DEFECT EVOLUTION AND STRUCTURAL IMPROVEMENT IN LOW ENERGY ION IRRADIATED CARBON NANOTUBES: MICROSCOPIC AND SPECTROSCOPIC STUDIES

The capability of graphitic networks to reorganize their structures under irradiation of energetic particles provides the tool for nano-engineering of carbon nanotubes (CNTs). We have studied the er effect of 30 keV N+ ion irradiation with three different fluences 10(12), 10(13), and 10(14) ions/cm(2) on the structural and spectroscopic properties of single-walled carbon nanotubes (SWNTs) and multiwalled carbon nanotubes (MWNTs). Irradiation-induced structural defects and coalescence of the nanotubes are studied using high-resolution transmission electron microscopy (HRTEM).
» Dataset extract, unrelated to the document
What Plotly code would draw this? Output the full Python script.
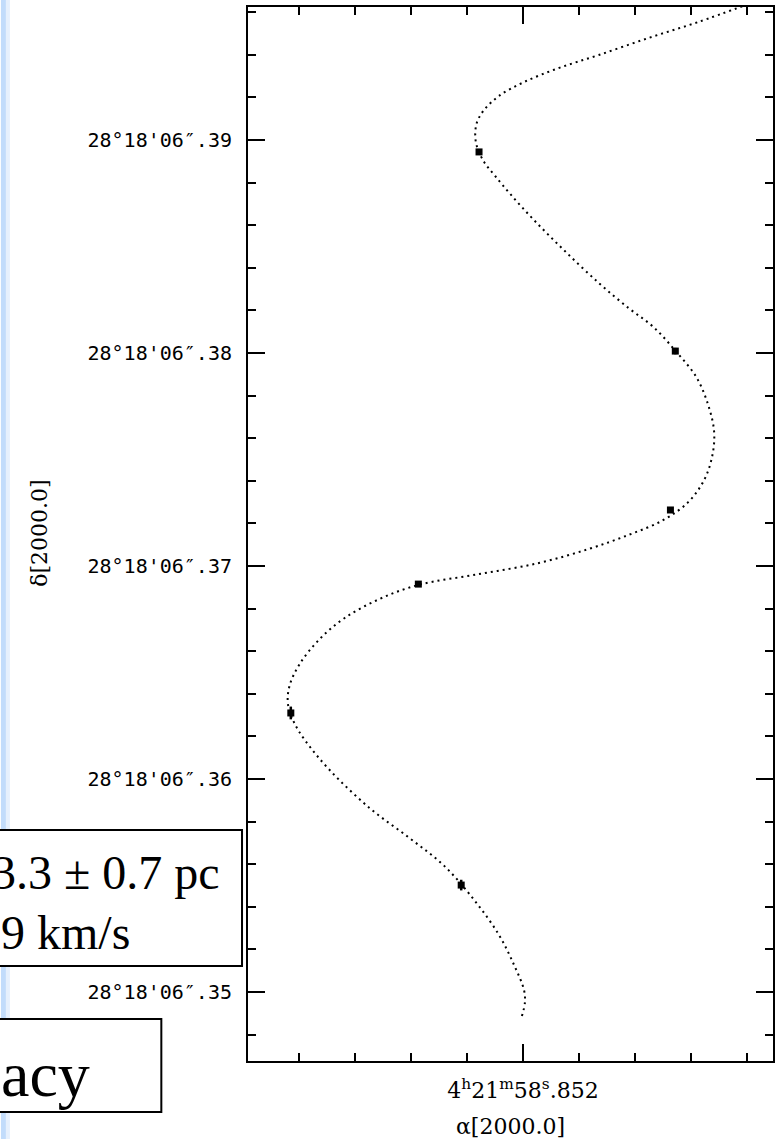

Upon irradiation, some of the radial breathing modes in Raman spectra disappear due to conversion from single-walled to multiwalled structure. We observed a systematic change in intensity of the intermediate frequency mode (IFM) with increasing dose of ion-irradiation and these IFM modes are attributed to structural defects of SWNTs. Dramatic improvement in the intensity ratio G-band to D-band (at similar to 1335 cm(-1)) for ion fluence of 10(13) ions/cm(2) indicates improved graphitic structure as a result of reconstruction. Similarly, X-ray Photoelectron spectroscopy studies show improvement in the amount of sp(2) carbon upon 10(13) ions/cm(2) N+ ion irradiation dose. At a higher dose (10(14) N+ ions/cm(2)), vacancy and bent structures having Stone-Wales defects were observed in HRTEM, whereas MWNTs show formation of surface hillock like protrusions leading to formation of fullerene-like structures.